At the same time, Prentice did not commit to removing section 11.1 of the Alberta Human Rights Act, which requires school boards to notify parents in advance when “courses of study, educational programs or instructional materials, or instruction or exercises, prescribed under [the School Act] include subject-matter that deals primarily and explicitly with religion, human sexuality or sexual orientation.”

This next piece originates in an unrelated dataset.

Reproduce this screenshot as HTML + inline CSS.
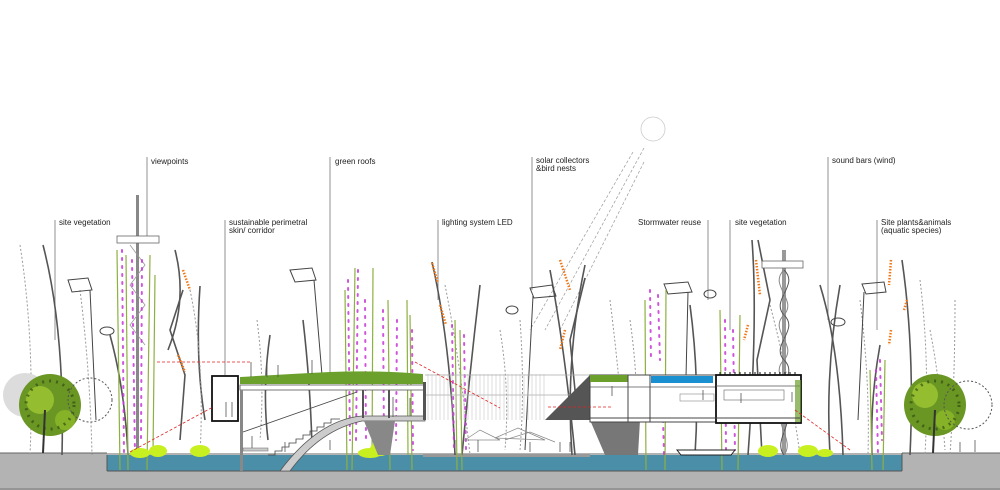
<!DOCTYPE html>
<html><head><meta charset="utf-8">
<style>
html,body{margin:0;padding:0;background:#fff;}
svg{display:block;}
text{font-family:"Liberation Sans",sans-serif;font-size:8px;fill:#222;}
</style></head>
<body>
<svg width="1000" height="490" viewBox="0 0 1000 490" xmlns="http://www.w3.org/2000/svg">
<circle cx="653" cy="129" r="12" fill="none" stroke="#ccc" stroke-width="0.8"/>
<g stroke="#999" stroke-width="0.7" stroke-dasharray="3,2" fill="none">
<line x1="633" y1="152" x2="530" y2="330"/><line x1="644" y1="148" x2="545" y2="330"/><line x1="644" y1="162" x2="560" y2="330"/>
</g>
<g stroke="#777" stroke-width="0.8">
<line x1="147" y1="157" x2="147" y2="240"/>
<line x1="55" y1="220" x2="55" y2="340"/>
<line x1="225" y1="220" x2="225" y2="375"/>
<line x1="330" y1="157" x2="330" y2="375"/>
<line x1="438" y1="220" x2="438" y2="300"/>
<line x1="532" y1="157" x2="532" y2="290"/>
<line x1="708" y1="220" x2="708" y2="300"/>
<line x1="730" y1="220" x2="730" y2="330"/>
<line x1="828" y1="157" x2="828" y2="320"/>
<line x1="877" y1="220" x2="877" y2="330"/>
</g>
<text x="151" y="164">viewpoints</text>
<text x="59" y="225">site vegetation</text>
<text x="229" y="225">sustainable perimetral</text>
<text x="229" y="233">skin/ corridor</text>
<text x="335" y="164">green roofs</text>
<text x="442" y="225">lighting system LED</text>
<text x="536" y="163">solar collectors</text>
<text x="536" y="171">&amp;bird nests</text>
<text x="638" y="225">Stormwater reuse</text>
<text x="735" y="225">site vegetation</text>
<text x="832" y="163">sound bars (wind)</text>
<text x="881" y="225">Site plants&amp;animals</text>
<text x="881" y="233">(aquatic species)</text>

<rect x="0" y="453" width="1000" height="37" fill="#b3b3b3"/>
<line x1="0" y1="453" x2="107" y2="453" stroke="#666" stroke-width="1"/>
<line x1="902" y1="453" x2="1000" y2="453" stroke="#666" stroke-width="1"/>
<rect x="107" y="455" width="795" height="16" fill="#4a8ea8"/>
<line x1="107" y1="471" x2="902" y2="471" stroke="#555" stroke-width="1"/>
<line x1="107" y1="455" x2="107" y2="471" stroke="#555"/>
<line x1="902" y1="453" x2="902" y2="471" stroke="#555"/>
<line x1="0" y1="489" x2="1000" y2="489" stroke="#777"/>
<rect x="423" y="454" width="167" height="3" fill="#999"/>

<g fill="none" stroke="#555" stroke-width="1.6">
<path d="M43 245 Q65 330 62 455"/><path d="M110 335 Q125 390 128 455"/>
<path d="M175 250 Q188 300 168 350"/><path d="M200 286 Q195 360 205 420"/>
<path d="M303 320 Q310 380 312 445"/><path d="M270 335 Q262 390 268 440"/>
<path d="M432 262 Q450 340 455 455"/><path d="M480 285 Q470 370 462 455"/>
<path d="M550 270 Q565 350 575 455"/><path d="M585 265 Q565 360 572 455"/>
<path d="M690 305 Q700 380 695 455"/><path d="M752 240 Q758 320 748 455"/>
<path d="M820 285 Q840 350 843 455"/><path d="M840 285 Q825 370 830 455"/>
<path d="M902 260 Q915 350 910 455"/><path d="M880 345 Q870 400 872 455"/>
<path d="M183 290 L170 330 L185 375 L180 440"/><path d="M585 278 L570 340 L578 420"/>
<path d="M758 240 L770 300 L757 360 L762 455"/>
</g>
<g fill="none" stroke="#999" stroke-width="1" stroke-dasharray="2,2">
<path d="M20 245 Q35 340 30 455"/><path d="M80 290 Q90 370 92 455"/>
<path d="M190 290 Q205 360 200 455"/><path d="M257 320 Q265 380 260 440"/>
<path d="M445 285 Q460 360 470 455"/><path d="M610 300 Q620 380 625 455"/>
<path d="M770 305 Q790 380 800 455"/><path d="M860 300 Q870 380 868 455"/>
<path d="M920 280 Q930 360 925 455"/><path d="M955 300 Q955 380 950 455"/>
<path d="M500 330 Q510 390 505 450"/><path d="M520 320 Q525 390 520 450"/>
<path d="M930 330 Q940 380 945 450"/><path d="M630 320 Q640 390 635 450"/>
</g>
<g stroke="#f07818" stroke-width="2.5" stroke-dasharray="1.5,1.5">
<line x1="183" y1="270" x2="190" y2="290"/><line x1="178" y1="355" x2="185" y2="372"/>
<line x1="432" y1="263" x2="438" y2="283"/><line x1="440" y1="305" x2="446" y2="325"/>
<line x1="560" y1="260" x2="570" y2="290"/><line x1="565" y1="330" x2="560" y2="350"/>
<line x1="756" y1="260" x2="760" y2="295"/><line x1="748" y1="325" x2="744" y2="340"/>
<line x1="891" y1="260" x2="889" y2="285"/><line x1="891" y1="330" x2="889" y2="345"/>
<line x1="907" y1="300" x2="904" y2="310"/>
</g>
<g fill="none" stroke="#444" stroke-width="1">
<path d="M68 280 L88 278 L92 290 L72 292 Z"/><path d="M90 290 L96 420"/>
<path d="M290 270 L312 268 L316 280 L295 282 Z"/><path d="M314 280 L322 375"/>
<path d="M530 288 L552 285 L556 296 L534 298 Z"/><path d="M533 296 L525 450"/>
<path d="M664 284 L688 282 L692 292 L668 294 Z"/><path d="M688 292 L685 420"/>
<path d="M862 284 L884 282 L886 292 L866 294 Z"/><path d="M864 292 L858 420"/>
<ellipse cx="107" cy="331" rx="7" ry="4"/><ellipse cx="512" cy="310" rx="6" ry="4"/>
<ellipse cx="710" cy="294" rx="6" ry="4"/><ellipse cx="838" cy="322" rx="7" ry="4"/>
</g>
<rect x="136" y="195" width="3" height="260" fill="#888"/>
<rect x="117" y="236" width="42" height="7" fill="#fff" stroke="#666" stroke-width="0.8"/>
<path d="M130 245 L145 265 L130 285 L145 305 L130 325 L145 345" fill="none" stroke="#999" stroke-width="0.8"/>
<rect x="782" y="250" width="4" height="205" fill="#999"/>
<rect x="762" y="261" width="41" height="7" fill="#fff" stroke="#666" stroke-width="0.8"/>
<path d="M784 270 C800 285 770 300 784 315 C800 330 770 345 784 360 C800 375 770 390 784 405 C798 420 772 440 784 455" fill="none" stroke="#555" stroke-width="1"/>
<path d="M784 270 C768 285 798 300 784 315 C768 330 798 345 784 360 C768 375 798 390 784 405 C770 420 796 440 784 455" fill="none" stroke="#888" stroke-width="1"/>

<g stroke="#8db040" stroke-width="1.2">
<line x1="117" y1="250" x2="120" y2="470"/><line x1="126" y1="255" x2="128" y2="470"/>
<line x1="150" y1="255" x2="147" y2="470"/><line x1="155" y1="275" x2="153" y2="455"/>
<line x1="345" y1="290" x2="347" y2="470"/><line x1="355" y1="268" x2="352" y2="470"/>
<line x1="373" y1="268" x2="372" y2="455"/><line x1="388" y1="300" x2="390" y2="470"/>
<line x1="407" y1="300" x2="408" y2="455"/><line x1="410" y1="315" x2="412" y2="470"/>
<line x1="455" y1="320" x2="457" y2="470"/><line x1="460" y1="330" x2="462" y2="470"/>
<line x1="645" y1="300" x2="646" y2="470"/><line x1="666" y1="290" x2="665" y2="470"/>
<line x1="720" y1="310" x2="722" y2="470"/><line x1="740" y1="315" x2="738" y2="470"/>
<line x1="870" y1="370" x2="872" y2="470"/><line x1="885" y1="360" x2="883" y2="470"/>
</g>
<g stroke="#c838d8" stroke-width="2" stroke-dasharray="2,6" stroke-linecap="round" opacity="0.85">
<line x1="122" y1="250" x2="124" y2="455"/><line x1="132" y1="260" x2="135" y2="455"/>
<line x1="142" y1="260" x2="141" y2="440"/><line x1="348" y1="280" x2="350" y2="440"/>
<line x1="358" y1="270" x2="356" y2="440"/><line x1="365" y1="300" x2="366" y2="440"/>
<line x1="383" y1="310" x2="384" y2="440"/><line x1="397" y1="320" x2="396" y2="440"/>
<line x1="412" y1="330" x2="413" y2="450"/><line x1="452" y1="325" x2="454" y2="450"/>
<line x1="464" y1="335" x2="466" y2="450"/><line x1="650" y1="290" x2="651" y2="360"/>
<line x1="658" y1="295" x2="660" y2="360"/><line x1="663" y1="420" x2="664" y2="455"/>
<line x1="725" y1="320" x2="726" y2="450"/><line x1="733" y1="330" x2="735" y2="450"/>
<line x1="876" y1="370" x2="878" y2="455"/><line x1="880" y1="360" x2="882" y2="440"/>
<line x1="215" y1="380" x2="218" y2="418"/>
</g>

<g>
<circle cx="25" cy="395" r="22" fill="#dcdcdc"/>
<circle cx="50" cy="405" r="31" fill="#6a9624"/>
<circle cx="40" cy="400" r="14" fill="#b0d838" opacity="0.6"/>
<circle cx="65" cy="420" r="10" fill="#9ac42a" opacity="0.6"/>
<circle cx="50" cy="405" r="24" fill="none" stroke="#2a4010" stroke-width="3" stroke-dasharray="2,5" opacity="0.6"/>
<circle cx="90" cy="400" r="22" fill="none" stroke="#555" stroke-width="1" stroke-dasharray="2,2"/>
<line x1="45" y1="410" x2="43" y2="453" stroke="#333" stroke-width="2"/>
<circle cx="935" cy="405" r="31" fill="#6a9624"/>
<circle cx="925" cy="395" r="13" fill="#b0d838" opacity="0.6"/>
<circle cx="945" cy="420" r="10" fill="#9ac42a" opacity="0.6"/>
<circle cx="935" cy="405" r="24" fill="none" stroke="#2a4010" stroke-width="3" stroke-dasharray="2,5" opacity="0.6"/>
<circle cx="968" cy="405" r="24" fill="none" stroke="#555" stroke-width="1" stroke-dasharray="2,2"/>
<line x1="935" y1="410" x2="933" y2="453" stroke="#333" stroke-width="2"/>
</g>
<g fill="#c8f020">
<ellipse cx="140" cy="453" rx="10" ry="5"/><ellipse cx="158" cy="451" rx="9" ry="6"/>
<ellipse cx="200" cy="451" rx="10" ry="6"/><ellipse cx="370" cy="453" rx="12" ry="5"/><ellipse cx="380" cy="449" rx="10" ry="7"/>
<ellipse cx="768" cy="451" rx="10" ry="6"/><ellipse cx="808" cy="451" rx="10" ry="6"/><ellipse cx="825" cy="453" rx="8" ry="4"/>
</g>

<g stroke="#aaa" stroke-width="0.7">
<line x1="425" y1="375" x2="590" y2="375"/>
<line x1="425" y1="395" x2="590" y2="395"/>
</g>
<g stroke="#bbb" stroke-width="0.5">
<path d="M428 374V420M432 374V420M436 374V420M440 374V420M444 374V420M448 374V420M452 374V420M456 374V420M460 374V420M464 374V420M468 374V420M472 374V420M476 374V420M480 374V420M484 374V420M488 374V420M492 374V420M496 374V420M500 374V420M504 374V420M508 374V420M512 374V420M516 374V420M520 374V420M524 374V420M528 374V420M532 374V420M536 374V420M540 374V420M544 374V420"/>
</g>
<g fill="none" stroke="#888" stroke-width="0.7">
<path d="M465 440 L480 430 L500 440 Z"/><path d="M495 438 L518 428 L545 440 Z"/><path d="M505 440 L530 432 L555 442"/>
</g>

<rect x="212" y="376" width="26" height="45" fill="#fff" stroke="#111" stroke-width="1.8"/>
<rect x="240" y="385" width="185" height="5" fill="#fff" stroke="#555" stroke-width="0.8"/>
<path d="M240 384 L240 377 Q290 374 330 372 Q380 370 423 374 L423 384 Z" fill="#6ba02c"/>
<rect x="240" y="390" width="3" height="81" fill="#888"/>
<line x1="243" y1="432" x2="357" y2="392" stroke="#444" stroke-width="0.8"/>
<path d="M362 416 L425 416 L425 421 L362 421 Q320 430 290 471 L280 471 Q318 420 362 416 Z" fill="#ccc" stroke="#555" stroke-width="0.8"/>
<path d="M268 455 L275 455 L275 451 L282 451 L282 447 L289 447 L289 443 L296 443 L296 439 L303 439 L303 435 L310 435 L310 431 L317 431 L317 427 L324 427 L324 423 L331 423 L331 419 L340 419" fill="none" stroke="#444" stroke-width="0.8"/>
<rect x="243" y="448" width="25" height="3" fill="#ccc" stroke="#666" stroke-width="0.5"/>
<rect x="362" y="390" width="2" height="28" fill="#555"/><rect x="388" y="390" width="2" height="28" fill="#555"/>
<rect x="423" y="382" width="3" height="38" fill="#555"/>
<path d="M364 421 L395 421 L390 455 L378 455 Z" fill="#888"/>

<path d="M545 420 L590 375 L590 420 Z" fill="#555"/>
<path d="M590 420 L640 420 L638 455 L605 455 Z" fill="#777"/>

<rect x="590" y="375" width="60" height="47" fill="#fff" stroke="#444" stroke-width="1"/>
<rect x="590" y="375" width="38" height="7" fill="#6ba02c"/>
<rect x="628" y="375" width="22" height="47" fill="#fff" stroke="#444" stroke-width="1"/>
<rect x="650" y="375" width="66" height="47" fill="#fff" stroke="#444" stroke-width="1"/>
<rect x="651" y="376" width="62" height="7" fill="#1a90d0"/>
<line x1="590" y1="387" x2="716" y2="387" stroke="#555" stroke-width="0.8"/>
<rect x="716" y="375" width="85" height="48" fill="#fff" stroke="#111" stroke-width="1.8"/>
<path d="M720 375v-3M725 375v-3M730 375v-3M735 375v-3M740 375v-3M745 375v-3M750 375v-3M755 375v-3M760 375v-3M765 375v-3M770 375v-3M775 375v-3M780 375v-3M785 375v-3M790 375v-3M795 375v-3" stroke="#111" stroke-width="1"/>
<line x1="716" y1="386" x2="801" y2="386" stroke="#555" stroke-width="0.8"/>
<rect x="724" y="390" width="60" height="10" fill="none" stroke="#666" stroke-width="0.6"/>
<rect x="680" y="394" width="34" height="7" fill="none" stroke="#888" stroke-width="0.6"/>
<rect x="795" y="380" width="6" height="42" fill="#6ba02c" opacity="0.7"/>
<line x1="590" y1="418" x2="800" y2="418" stroke="#444" stroke-width="1"/>
<path d="M677 450 L735 450 L731 455 L681 455 Z" fill="#fff" stroke="#222" stroke-width="1"/>

<g stroke="#e02020" stroke-width="0.8" stroke-dasharray="3,2" fill="none">
<line x1="157" y1="362" x2="250" y2="362"/>
<line x1="130" y1="452" x2="213" y2="407"/>
<line x1="415" y1="362" x2="500" y2="408"/>
<line x1="548" y1="407" x2="612" y2="407"/>
<line x1="795" y1="410" x2="850" y2="450"/>
</g>
<g fill="none" stroke="#555" stroke-width="0.8">
<path d="M251 362v15M267 365v12M278 365v12M312 360v14M393 397v20M410 398v18M226 402v15M232 402v15M252 448v-12M612 396v-10M703 390v10M741 393v10M792 392v10"/>
<path d="M285 452v-10M330 450v-10M455 452v-12M478 452v-12M530 452v-10M560 452v-10M570 452v-10M960 452v-10M975 452v-12"/>
</g>
</svg>
</body></html>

“From my perspective ... this is an area where parents are responsible,” he told the Calgary Herald June 13. “Governments should not be interfering with parental choice.” ❚

Education mandate

Premier Jim Prentice issued mandate letters to all the ministers within his new cabinet, as announced Sept. 15. Here are the "specific areas that require dedicated effort and focus" that he prescribed to the education minister:

  • Develop a strategy for higher student achievement in a world-class education system that includes coherent grading acceptable to Albertans; the basics (reading, writing, arithmetic); and incorporates 21st century competencies such as innovation, communication and critical thinking that are applied in all subjects.
  • Revisit curriculum changes to ensure that the Alberta school curriculum includes coherent grading acceptable to Albertans; the basics (reading, writing, arithmetic); and incorporates 21st century competencies.
  • Implement a plan for long-term, stable and predictable funding.
  • Move quickly with Alberta Infrastructure to address Alberta’s school shortage.
  • Work with communities to ensure infrastructure, schools, classrooms and resources anticipate, plan for and meet student needs.
  • Develop a plan to improve Albertans’ quality of life by becoming innovators in education, having a regard for the basics.
  • Promote safe, dignified and respectful education environments.